> Set task
Copy out each line below exactly as it appears.
--- START OF Raw data ---
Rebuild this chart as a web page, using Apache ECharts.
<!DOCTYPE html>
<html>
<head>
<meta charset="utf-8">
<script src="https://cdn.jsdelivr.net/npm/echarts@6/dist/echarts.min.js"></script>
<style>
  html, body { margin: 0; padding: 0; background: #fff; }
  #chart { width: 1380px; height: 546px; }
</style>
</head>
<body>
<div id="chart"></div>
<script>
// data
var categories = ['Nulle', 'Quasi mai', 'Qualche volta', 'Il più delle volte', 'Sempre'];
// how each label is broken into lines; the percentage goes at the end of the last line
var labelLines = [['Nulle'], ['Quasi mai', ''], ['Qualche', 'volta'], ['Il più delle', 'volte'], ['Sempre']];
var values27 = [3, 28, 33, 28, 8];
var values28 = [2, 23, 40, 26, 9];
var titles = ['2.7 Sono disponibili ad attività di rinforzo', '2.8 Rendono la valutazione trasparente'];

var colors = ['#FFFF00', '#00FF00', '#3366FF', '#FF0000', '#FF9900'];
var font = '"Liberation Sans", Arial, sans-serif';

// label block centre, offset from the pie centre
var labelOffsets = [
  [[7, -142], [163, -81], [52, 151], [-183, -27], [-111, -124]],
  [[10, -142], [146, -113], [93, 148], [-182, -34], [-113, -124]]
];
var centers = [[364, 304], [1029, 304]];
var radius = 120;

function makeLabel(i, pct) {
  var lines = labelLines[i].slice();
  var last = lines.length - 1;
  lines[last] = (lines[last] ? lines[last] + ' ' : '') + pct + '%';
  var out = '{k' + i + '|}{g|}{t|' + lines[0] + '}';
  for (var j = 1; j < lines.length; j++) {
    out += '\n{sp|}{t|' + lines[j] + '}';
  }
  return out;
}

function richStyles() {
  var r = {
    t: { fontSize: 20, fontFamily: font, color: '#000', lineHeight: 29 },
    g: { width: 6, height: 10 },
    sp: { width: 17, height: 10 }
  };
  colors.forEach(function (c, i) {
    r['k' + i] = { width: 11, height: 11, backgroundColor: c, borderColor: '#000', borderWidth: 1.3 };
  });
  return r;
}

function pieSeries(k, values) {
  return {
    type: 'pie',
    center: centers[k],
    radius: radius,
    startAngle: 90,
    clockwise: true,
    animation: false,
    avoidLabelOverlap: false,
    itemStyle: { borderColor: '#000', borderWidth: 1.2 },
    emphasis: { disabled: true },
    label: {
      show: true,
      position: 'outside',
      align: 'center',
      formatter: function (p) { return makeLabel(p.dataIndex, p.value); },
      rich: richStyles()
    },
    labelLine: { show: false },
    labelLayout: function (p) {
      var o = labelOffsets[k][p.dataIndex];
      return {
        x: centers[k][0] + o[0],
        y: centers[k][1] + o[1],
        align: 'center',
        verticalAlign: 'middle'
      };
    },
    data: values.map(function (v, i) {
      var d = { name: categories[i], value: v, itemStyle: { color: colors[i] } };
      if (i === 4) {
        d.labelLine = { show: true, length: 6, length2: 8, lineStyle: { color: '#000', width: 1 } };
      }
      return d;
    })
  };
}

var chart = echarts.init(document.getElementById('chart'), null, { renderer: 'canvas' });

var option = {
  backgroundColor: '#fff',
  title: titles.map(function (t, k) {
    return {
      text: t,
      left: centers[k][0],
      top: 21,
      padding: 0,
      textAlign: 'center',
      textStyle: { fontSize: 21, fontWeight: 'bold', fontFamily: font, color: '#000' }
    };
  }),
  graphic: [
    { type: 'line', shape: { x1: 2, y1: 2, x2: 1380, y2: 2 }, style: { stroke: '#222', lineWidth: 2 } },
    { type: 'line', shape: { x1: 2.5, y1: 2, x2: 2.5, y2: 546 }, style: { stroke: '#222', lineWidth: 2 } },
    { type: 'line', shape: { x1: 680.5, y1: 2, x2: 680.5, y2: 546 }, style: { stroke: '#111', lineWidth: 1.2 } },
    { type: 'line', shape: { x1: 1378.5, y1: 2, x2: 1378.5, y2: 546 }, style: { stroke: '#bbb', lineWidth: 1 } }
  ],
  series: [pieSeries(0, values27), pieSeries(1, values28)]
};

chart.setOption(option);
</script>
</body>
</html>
--- END OF Raw data ---
> Final result
Rebuild this chart as a web page, using Apache ECharts.
<!DOCTYPE html>
<html>
<head>
<meta charset="utf-8">
<script src="https://cdn.jsdelivr.net/npm/echarts@6/dist/echarts.min.js"></script>
<style>
  html, body { margin: 0; padding: 0; background: #fff; }
  #chart { width: 1380px; height: 546px; }
</style>
</head>
<body>
<div id="chart"></div>
<script>
// data
var categories = ['Nulle', 'Quasi mai', 'Qualche volta', 'Il più delle volte', 'Sempre'];
// how each label is broken into lines; the percentage goes at the end of the last line
var labelLines = [['Nulle'], ['Quasi mai', ''], ['Qualche', 'volta'], ['Il più delle', 'volte'], ['Sempre']];
var values27 = [3, 28, 33, 28, 8];
var values28 = [2, 23, 40, 26, 9];
var titles = ['2.7 Sono disponibili ad attività di rinforzo', '2.8 Rendono la valutazione trasparente'];

var colors = ['#FFFF00', '#00FF00', '#3366FF', '#FF0000', '#FF9900'];
var font = '"Liberation Sans", Arial, sans-serif';

// label block centre, offset from the pie centre
var labelOffsets = [
  [[7, -142], [163, -81], [52, 151], [-183, -27], [-111, -124]],
  [[10, -142], [146, -113], [93, 148], [-182, -34], [-113, -124]]
];
var centers = [[364, 304], [1029, 304]];
var radius = 120;

function makeLabel(i, pct) {
  var lines = labelLines[i].slice();
  var last = lines.length - 1;
  lines[last] = (lines[last] ? lines[last] + ' ' : '') + pct + '%';
  var out = '{k' + i + '|}{g|}{t|' + lines[0] + '}';
  for (var j = 1; j < lines.length; j++) {
    out += '\n{sp|}{t|' + lines[j] + '}';
  }
  return out;
}

function richStyles() {
  var r = {
    t: { fontSize: 20, fontFamily: font, color: '#000', lineHeight: 29 },
    g: { width: 6, height: 10 },
    sp: { width: 17, height: 10 }
  };
  colors.forEach(function (c, i) {
    r['k' + i] = { width: 11, height: 11, backgroundColor: c, borderColor: '#000', borderWidth: 1.3 };
  });
  return r;
}

function pieSeries(k, values) {
  return {
    type: 'pie',
    center: centers[k],
    radius: radius,
    startAngle: 90,
    clockwise: true,
    animation: false,
    avoidLabelOverlap: false,
    itemStyle: { borderColor: '#000', borderWidth: 1.2 },
    emphasis: { disabled: true },
    label: {
      show: true,
      position: 'outside',
      align: 'center',
      formatter: function (p) { return makeLabel(p.dataIndex, p.value); },
      rich: richStyles()
    },
    labelLine: { show: false },
    labelLayout: function (p) {
      var o = labelOffsets[k][p.dataIndex];
      return {
        x: centers[k][0] + o[0],
        y: centers[k][1] + o[1],
        align: 'center',
        verticalAlign: 'middle'
      };
    },
    data: values.map(function (v, i) {
      var d = { name: categories[i], value: v, itemStyle: { color: colors[i] } };
      if (i === 4) {
        d.labelLine = { show: true, length: 6, length2: 8, lineStyle: { color: '#000', width: 1 } };
      }
      return d;
    })
  };
}

var chart = echarts.init(document.getElementById('chart'), null, { renderer: 'canvas' });

var option = {
  backgroundColor: '#fff',
  title: titles.map(function (t, k) {
    return {
      text: t,
      left: centers[k][0],
      top: 21,
      padding: 0,
      textAlign: 'center',
      textStyle: { fontSize: 21, fontWeight: 'bold', fontFamily: font, color: '#000' }
    };
  }),
  graphic: [
    { type: 'line', shape: { x1: 2, y1: 2, x2: 1380, y2: 2 }, style: { stroke: '#222', lineWidth: 2 } },
    { type: 'line', shape: { x1: 2.5, y1: 2, x2: 2.5, y2: 546 }, style: { stroke: '#222', lineWidth: 2 } },
    { type: 'line', shape: { x1: 680.5, y1: 2, x2: 680.5, y2: 546 }, style: { stroke: '#111', lineWidth: 1.2 } },
    { type: 'line', shape: { x1: 1378.5, y1: 2, x2: 1378.5, y2: 546 }, style: { stroke: '#bbb', lineWidth: 1 } }
  ],
  series: [pieSeries(0, values27), pieSeries(1, values28)]
};

chart.setOption(option);
</script>
</body>
</html>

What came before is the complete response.